One look of horror, and one long, piercing shriek, and she fell senseless upon the floor at the bedside. They took her up: they sprinkled water in her face; they bathed her temple with essences; and gradually light came back into her eyes. Then they turned toward the bed. What was it they saw there? He had seen the look. He had heard the shriek. He had beheld the last ray of hope depart. The knell of earthly happiness had rung. The gates of another world stood open, near at hand; and he had passed through to that place where all tears are wiped from all eyes. There was nothing but clay left behind.

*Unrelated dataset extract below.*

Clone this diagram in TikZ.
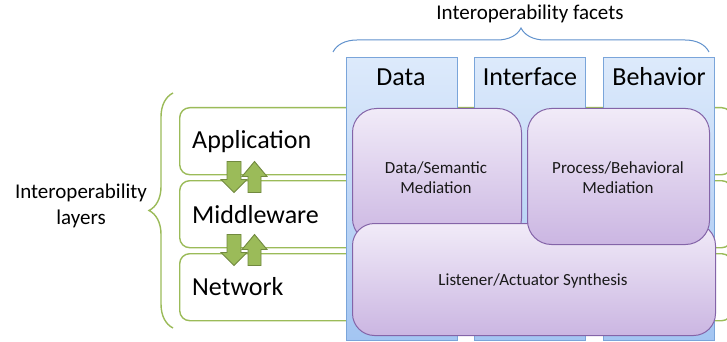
\documentclass[tikz,border=0pt]{standalone}
\usepackage{fontspec}
\setmainfont{Carlito}
\usetikzlibrary{decorations.pathreplacing}
\definecolor{lgreen}{HTML}{9BBB59}
\definecolor{dgreen}{HTML}{71893F}
\definecolor{colTop}{HTML}{DDEAFB}
\definecolor{colBot}{HTML}{A3C5F2}
\definecolor{colLine}{HTML}{7AA5DA}
\definecolor{purTop}{HTML}{F1EBF8}
\definecolor{purBot}{HTML}{CBB6E2}
\definecolor{purLine}{HTML}{8464A8}
\definecolor{braceBlue}{HTML}{5F91CC}
\begin{document}
\begin{tikzpicture}[x=1pt,y=-1pt,
  layerbox/.style={draw=lgreen, line width=1.4pt, fill=white, rounded corners=10pt,
    minimum width=552pt, minimum height=67pt, anchor=north west, inner sep=0pt},
  colbox/.style={draw=colLine, line width=0.9pt, top color=colTop, bottom color=colBot,
    minimum width=111pt, minimum height=283pt, anchor=north west, inner sep=0pt},
  purbox/.style={draw=purLine, line width=1pt, top color=purTop, bottom color=purBot,
    anchor=north west, inner sep=0pt},
  biglabel/.style={font=\fontsize{26}{30}\selectfont, inner sep=0pt},
  midlabel/.style={font=\fontsize{21}{26}\selectfont, align=center, inner sep=0pt},
  smalllabel/.style={font=\fontsize{17}{20}\selectfont, align=center, inner sep=0pt, text=black!90},
  blockarr/.style={draw=dgreen, line width=0.9pt, fill=lgreen, line join=miter},
  bracestyle/.style={decorate, decoration={brace, amplitude=24pt}, line width=1pt},
  downarr/.pic={\draw[blockarr] (-7,-15.5) -- (7,-15.5) -- (7,2.5) -- (13,2.5) -- (0,15.5) -- (-13,2.5) -- (-7,2.5) -- cycle;},
  uparr/.pic={\draw[blockarr] (-6.5,15.5) -- (6.5,15.5) -- (6.5,-0.5) -- (12.5,-0.5) -- (0,-15.5) -- (-12.5,-0.5) -- (-6.5,-0.5) -- cycle;}
]
\useasboundingbox (0,0) rectangle (727,342);
\clip (0,0) rectangle (727,342);

% layer boxes
\node[layerbox] (app) at (179,107) {};
\node[layerbox] (mid) at (179,180) {};
\node[layerbox] (net) at (179,253) {};

% facet columns
\node[colbox] (data) at (346,57) {};
\node[colbox] (intf) at (474,57) {};
\node[colbox] (behv) at (603,57) {};

% purple boxes
\node[purbox, rounded corners=24pt, minimum width=169pt, minimum height=134pt] (dsm) at (352,108) {};
\node[purbox, rounded corners=22pt, minimum width=363pt, minimum height=112pt] (las) at (352,223) {};
\node[purbox, rounded corners=24pt, minimum width=182pt, minimum height=136pt] (pbm) at (527,108) {};

% labels
\node[biglabel, anchor=base west] (appL) at (192,148) {Application};
\node[biglabel, anchor=base west] (midL) at (192,223) {Middleware};
\node[biglabel, anchor=base west] (netL) at (192,295) {Network};

\node[biglabel, anchor=base] (dataL) at (401,85) {Data};
\node[biglabel, anchor=base] (intfL) at (530,85) {Interface};
\node[biglabel, anchor=base] (behvL) at (659,85) {Behavior};

\node[smalllabel, anchor=base] (dsmL) at (436,193) {Data/Semantic\\Mediation};
\node[smalllabel, anchor=base] (pbmL) at (618,193) {Process/Behavioral\\Mediation};
\node[smalllabel, anchor=base] (lasL) at (533,285) {Listener/Actuator Synthesis};

\node[midlabel, anchor=base] (facL) at (530,20) {Interoperability facets};
\node[midlabel, anchor=base] (layL) at (81,224) {Interoperability\\layers};

% block arrows
\pic at (234,177) {downarr};
\pic at (254.5,177) {uparr};
\pic at (234,250) {downarr};
\pic at (254.5,250) {uparr};

% braces
\coordinate (tbL) at (333,52);
\coordinate (tbR) at (709,52);
\draw[bracestyle, draw=braceBlue] (tbL) -- (tbR);
\coordinate (lbB) at (173,328);
\coordinate (lbT) at (173,93);
\draw[bracestyle, draw=lgreen, line width=1.4pt] (lbB) -- (lbT);
\end{tikzpicture}
\end{document}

Such was one of the tales told across the College table; and yet it was not a very sad or solemn place; and many a lighter and a gayer anecdote served to cheer up the heart after such sad pictures. There was a great deal of originality, too, at the table, which amused, if it did not interest. There was Doctor W – there, who afterward became headmaster of a celebrated public school, and who was in reality a very eccentric man always affecting a most commonplace exterior. The most extraordinary, however, was Mr. R – , celebrated for occupying many hours every morning in shaving himself, an operation, all the accidents of which we generally, in this country, avoid by the precaution of trusting it to others. The process, however, of Mr. R – who never confided in a barber, was this. He lathered and shaved one side of his face: then read a passage of Thucydides. Then he lathered and shaved the other side, read another passage, and then began again; and so on ad infinitum, or until somebody came in and dragged him out. His notions, however, were more extraordinary even than his habits. He used to contend, and did that night, that man having been created immortal, and having only lost his immortality by the knowledge of good and evil, it was in reality only the fear engendered by that knowledge which caused him to decay, or die. In vain gray hairs, a shriveled skin, defaulting teeth, warned him of the fragility of himself and his hypothesis: he still maintained dogmatically, that unless man were fool enough to be afraid, there would be no occasion for him to die at all. He actually carried his doctrine to the grave with him; for during another visit to Cambridge, many years after, I heard the close of his strange history. Feeling himself somewhat feeble, he went, several years after I saw him, to reside at Richmond, near London, where "the air is delicate." There a chronic disease under which he had been long laboring, assumed a serious form; and his friends and relations persuaded him to send for a physician. The physician giving no heed to his notions regarding corporeal immortality, prescribed for him sagely, but without effect. The disease went on undiminished, and it became necessary to inform him that his life was drawing to an end.